Ford’s decision to equip a dry dual clutch transmission on the Ford Fiesta and Focus wasn’t a terribly great decision. Mistreating employees and canceling plans to replace the unit weren’t exactly smart choices either. A recent report from the Detroit Free Press detailed the atmosphere within Ford before, during, and after the development of the “Powershift” dual clutch automatic, which is equipped on some two million Ford vehicles in the United States. Basically, Ford’s engineers knew the transmission would cause problems but became convinced that speaking up would result in severe reprisals, as management didn’t want the problems reaching the top.
This more recent report is far more revealing than the last piece published by the newspaper. That’s because current and former Ford employees reached out to the paper after that article was published. They described how the team almost immediately realized the transmissions would be problematic, and that their concerns were ignored or dismissed during every development phase. The initial test cars behaved exactly like the employees feared it would:
Said a seasoned mechanical expert on whom Ford depended for project direction, “I was driving a Fiesta during the launch, and it wasn’t right.”
“It couldn’t figure out what gear it wanted to be in, then it kept hesitating. That sucker would not go into any gear. The transmission revved all the way up and finally found the gear. I had to pull over and swerve so I wouldn’t get hit. It wouldn’t shift. I think it actually dropped into neutral,” he said.
“Everybody knew they had problems,” the mechanical expert said. “They were rushing into production and things weren’t ready yet.

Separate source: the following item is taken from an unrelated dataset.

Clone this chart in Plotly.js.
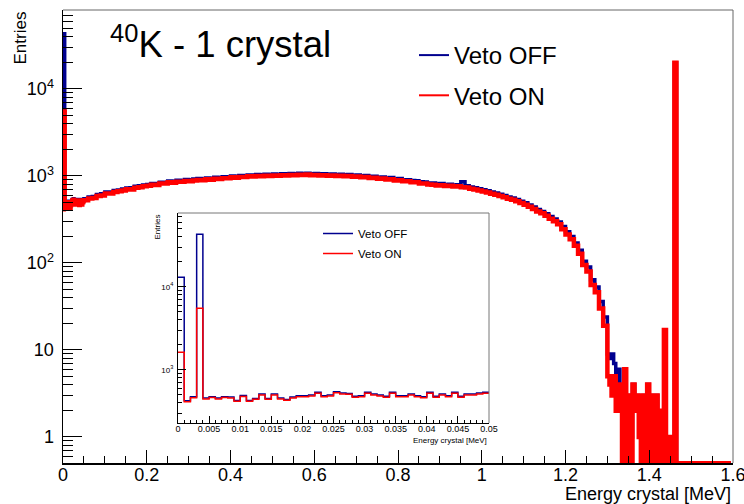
<!DOCTYPE html>
<html><head><meta charset="utf-8">
<script src="https://cdn.plot.ly/plotly-3.0.1.min.js"></script>
<style>body{margin:0;background:#fff}#chart{width:744px;height:504px}</style>
</head><body><div id="chart"></div>
<script>
// ---- data (Entries per bin, energy in MeV) ----
const seriesNames = ['Veto OFF', 'Veto ON'];
// fine bins 0 - 0.05 MeV, width 0.001 (shown in the inset)
const fineStart = 0, fineWidth = 0.001;
const fineOff = [13100,425,475,43200,458,477,458,477,472,430,492,430,454,513,454,513,459,442,472,489,
                 489,498,537,489,498,546,527,522,481,489,537,513,498,481,537,489,489,513,489,476,
                 537,481,513,489,537,481,513,513,527,537];
const fineOn  = [1630,415,464,5530,447,465,447,465,460,419,480,419,443,500,443,500,448,431,460,477,
                 477,486,524,477,486,533,514,509,469,477,524,500,486,469,524,477,477,500,477,464,
                 524,469,500,477,524,469,500,500,514,524];
// bins 0.05 - 1.30 MeV, width 0.01
const midStart = 0.05, midWidth = 0.01;
const midOff = [548,572,580,612,625,655,655,680,692,710,
                730,732,762,770,790,800,822,822,850,850,
                878,872,892,890,910,908,925,935,932,950,
                945,965,962,980,980,1000,995,1012,1010,1028,
                1025,1040,1032,1048,1042,1055,1050,1062,1058,1070,
                1062,1075,1070,1078,1062,1070,1058,1062,1048,1055,
                1040,1048,1032,1038,1020,1028,1005,1012,990,992,
                970,975,948,958,928,935,908,905,888,882,
                858,855,832,830,812,818,800,805,790,795,
                860,772,745,732,712,695,675,655,638,615,
                598,575,558,538,512,492,465,440,412,392,
                368,342,320,295,262,228,202,170,140,105,
                90,64,53,36,24];
const midOn  = [525,552,558,590,598,630,628,655,668,680,
                705,700,735,742,760,770,795,790,820,818,
                845,838,860,858,878,872,890,900,895,915,
                908,930,925,945,942,965,955,975,972,990,
                985,1000,992,1008,1000,1015,1008,1022,1015,1030,
                1020,1035,1028,1038,1020,1030,1015,1022,1005,1015,
                1000,1008,990,998,980,988,965,972,950,952,
                930,935,910,918,890,895,870,868,850,845,
                822,818,798,795,778,782,765,770,755,760,
                740,738,712,700,682,665,645,625,610,588,
                570,548,532,512,488,468,442,418,392,372,
                348,322,302,278,245,212,188,158,128,95,
                80,56,46,30,19];
// bins 1.30 - 1.60 MeV, width 0.005
const tailStart = 1.30, tailWidth = 0.005;
const tailOff = [9,8,9,7,4,6,3,1,6,1,3,1,4,2,3,1,0,3,0,4,0,3,0,3,0,2,0,17,0,1,0,1,20000,
                 0,0,0,0,0,0,0,0,0,0,0,0,0,0,0,0,0,0,0,0,0,0,0,0,0,0];
const tailOn  = [5,4,3,5,2,4,2,0,6,0,3,0,4,2,3,1,0,3,0,4,0,3,0,3,0,2,0,17,0,1,0,1,20000,
                 0,0,0,0,0,0,0,0,0,0,0,0,0,0,0,0,0,0,0,0,0,0,0,0,0,0];
// tick labels
const yTickVals = [1, 10, 100, 1000, 10000];
const yTickText = ['1', '10', '10<sup>2</sup>', '10<sup>3</sup>', '10<sup>4</sup>'];
const insetYTickVals = [1000, 10000];
const insetYTickText = ['10<sup>3</sup>', '10<sup>4</sup>'];

// ---- helpers ----
function stepXY(segments, floor) {
  const xs = [], ys = [];
  segments.forEach(([start, width, vals]) => {
    vals.forEach((v, i) => { xs.push(+(start + i * width).toFixed(4)); ys.push(v > 0 ? v : floor); });
  });
  const last = segments[segments.length - 1];
  xs.push(+(last[0] + last[2].length * last[1]).toFixed(4));
  ys.push(ys[ys.length - 1]);
  return { x: xs, y: ys };
}
function minorLog(kmin, kmax) {
  const out = [];
  for (let k = kmin; k <= kmax; k++) for (let m = 2; m <= 9; m++) out.push(m * Math.pow(10, k));
  return out;
}
const BLUE = '#00008f', RED = '#ff0000';
const ZERO_FLOOR = 0.5;

const mainOff = stepXY([[fineStart, fineWidth, fineOff], [midStart, midWidth, midOff], [tailStart, tailWidth, tailOff]], ZERO_FLOOR);
const mainOn  = stepXY([[fineStart, fineWidth, fineOn],  [midStart, midWidth, midOn],  [tailStart, tailWidth, tailOn]],  ZERO_FLOOR);
const insOff = stepXY([[fineStart, fineWidth, fineOff]], ZERO_FLOOR);
const insOn  = stepXY([[fineStart, fineWidth, fineOn]],  ZERO_FLOOR);

const traces = [
  { type: 'scatter', mode: 'lines', x: mainOff.x, y: mainOff.y, line: { color: BLUE, width: 3.5, shape: 'hv' }, showlegend: false, xaxis: 'x', yaxis: 'y', hoverinfo: 'skip' },
  { type: 'scatter', mode: 'lines', x: mainOn.x,  y: mainOn.y,  line: { color: RED,  width: 4.5, shape: 'hv' }, showlegend: false, xaxis: 'x', yaxis: 'y', hoverinfo: 'skip' },
  { type: 'scatter', mode: 'lines', name: seriesNames[0], x: [null], y: [null], line: { color: BLUE, width: 2 }, legend: 'legend', legendgroup: 'a', xaxis: 'x', yaxis: 'y' },
  { type: 'scatter', mode: 'lines', name: seriesNames[1], x: [null], y: [null], line: { color: RED,  width: 2 }, legend: 'legend', legendgroup: 'b', xaxis: 'x', yaxis: 'y' },
  { type: 'scatter', mode: 'lines', name: seriesNames[0], x: insOff.x, y: insOff.y, line: { color: BLUE, width: 1.5, shape: 'hv' }, legend: 'legend2', legendgroup: 'c', xaxis: 'x2', yaxis: 'y2' },
  { type: 'scatter', mode: 'lines', name: seriesNames[1], x: insOn.x,  y: insOn.y,  line: { color: RED,  width: 1.5, shape: 'hv' }, legend: 'legend2', legendgroup: 'd', xaxis: 'x2', yaxis: 'y2' }
];

const L = 63, R = 733, T = 10, B = 463, W = R - L, H = B - T;
const px = x => (x - L) / W, py = y => (B - y) / H;
const FONT = 'Liberation Sans, Arial, Helvetica, sans-serif';

const layout = {
  width: 744, height: 504,
  margin: { l: L, r: 744 - R, t: T, b: 504 - B, pad: 0 },
  paper_bgcolor: '#fff', plot_bgcolor: '#fff',
  font: { family: FONT, color: '#000' },
  xaxis: {
    range: [0, 1.6], tick0: 0, dtick: 0.2, ticks: 'inside', ticklen: 13, tickwidth: 1, tickcolor: '#000',
    showline: true, linecolor: '#000', linewidth: 1.5, showgrid: false, zeroline: false,
    tickfont: { size: 18, family: FONT }, ticklabeloverflow: 'allow', ticklabelstandoff: -5, anchor: 'y',
    minor: { tick0: 0, dtick: 0.05, ticks: 'inside', ticklen: 7, tickcolor: '#000', tickwidth: 1, showgrid: false }
  },
  yaxis: {
    type: 'log', range: [-0.299, 4.908], tickmode: 'array', tickvals: yTickVals, ticktext: yTickText,
    ticks: 'inside', ticklen: 19, tickwidth: 1, tickcolor: '#000',
    showline: true, linecolor: '#000', linewidth: 1.5, showgrid: false, zeroline: false,
    tickfont: { size: 18, family: FONT }, ticklabelstandoff: 4, anchor: 'x',
    minor: { tickmode: 'array', tickvals: minorLog(-1, 4), ticks: 'inside', ticklen: 10, tickcolor: '#000', tickwidth: 1, showgrid: false }
  },
  xaxis2: {
    domain: [px(178), px(489)], anchor: 'y2', range: [0, 0.05], tick0: 0, dtick: 0.005,
    ticks: 'inside', ticklen: 7, tickwidth: 1, tickcolor: '#000',
    showline: true, linecolor: '#000', linewidth: 1, showgrid: false, zeroline: false,
    tickfont: { size: 9, family: FONT }, ticklabeloverflow: 'allow', ticklabelstandoff: -3,
    minor: { tick0: 0, dtick: 0.001, ticks: 'inside', ticklen: 3, tickcolor: '#000', tickwidth: 1, showgrid: false }
  },
  yaxis2: {
    domain: [py(423), py(213)], anchor: 'x2', type: 'log', range: [2.361, 4.89],
    tickmode: 'array', tickvals: insetYTickVals, ticktext: insetYTickText,
    ticks: 'inside', ticklen: 8, tickwidth: 1, tickcolor: '#000',
    showline: true, linecolor: '#000', linewidth: 1, showgrid: false, zeroline: false,
    tickfont: { size: 8, family: FONT }, ticklabelstandoff: 2,
    minor: { tickmode: 'array', tickvals: minorLog(2, 4), ticks: 'inside', ticklen: 4, tickcolor: '#000', tickwidth: 1, showgrid: false }
  },
  showlegend: true,
  legend: { x: px(414), y: py(33), xanchor: 'left', yanchor: 'top', font: { size: 24, family: FONT }, bgcolor: 'rgba(0,0,0,0)', tracegroupgap: 6, borderwidth: 0 },
  legend2: { x: px(318), y: py(219), xanchor: 'left', yanchor: 'top', font: { size: 11.5, family: FONT }, bgcolor: 'rgba(0,0,0,0)', tracegroupgap: 1, borderwidth: 0 },
  annotations: [
    { text: '<sup>40</sup>K - 1 crystal', xref: 'paper', yref: 'paper', x: px(108), y: py(42), xanchor: 'left', yanchor: 'middle', showarrow: false, font: { size: 36.5, family: FONT } },
    { text: 'Entries', xref: 'paper', yref: 'paper', x: px(20), y: 1, xanchor: 'center', yanchor: 'top', textangle: -90, showarrow: false, font: { size: 17, family: FONT } },
    { text: 'Energy crystal [MeV]', xref: 'paper', yref: 'paper', x: 1, y: py(494), xanchor: 'right', yanchor: 'middle', showarrow: false, font: { size: 18, family: FONT } },
    { text: 'Entries', xref: 'paper', yref: 'paper', x: px(157), y: py(213), xanchor: 'center', yanchor: 'top', textangle: -90, showarrow: false, font: { size: 8, family: FONT } },
    { text: 'Energy crystal [MeV]', xref: 'paper', yref: 'paper', x: px(489), y: py(440), xanchor: 'right', yanchor: 'middle', showarrow: false, font: { size: 8, family: FONT } }
  ],
  shapes: [
    { type: 'line', xref: 'paper', yref: 'paper', x0: 0, x1: 1, y0: 1, y1: 1, line: { color: '#666', width: 1 } },
    { type: 'line', xref: 'paper', yref: 'paper', x0: 1, x1: 1, y0: 0, y1: 1, line: { color: '#666', width: 1 } },
    { type: 'line', xref: 'x2 domain', yref: 'y2 domain', x0: 0, x1: 1, y0: 1, y1: 1, line: { color: '#777', width: 1 } },
    { type: 'line', xref: 'x2 domain', yref: 'y2 domain', x0: 1, x1: 1, y0: 0, y1: 1, line: { color: '#777', width: 1 } }
  ]
};

Plotly.newPlot('chart', traces, layout, { displayModeBar: false, staticPlot: true });
</script>
</body></html>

The crux of the issue was Ford’s decision to utilize a dry clutch setup, which does not lubricate the clutches. That really seems to be the main cause of trouble for the DPS6:
“What in the world are you thinking going with a dry clutch?” one engineer asked. “The friction coefficient is inconsistent and it creates problems. But this was someone’s baby. If a manager came up with an idea, people would be afraid to say no. At first, it was just on paper. Someone should have said something. They should have. The idea should’ve been killed. No one knew how it was even considered — and then implemented — in the Focus and Fiesta.
“But they got to this point in the product development cycle where Ford realized they passed the point of no return. They spent a ton of money and here’s this giant problem,” the engineer said. “How do you solve it? They had implemented the flawed transmission and any fix was going to be super expensive.”
Reading between the lines, it seems like management didn’t want the dual clutch transmission issues to reach the top. Who was the person responsible for that decision? Possibly former CEO Mark Fields, who resigned in disgrace after trying to pin the blame for Ford’s woes on Jim Farley, a longtime Ford executive who is well loved within the company. Fields has been the only executive compelled to testify in the ongoing class action lawsuit. Unfortunately, his testimony was sealed.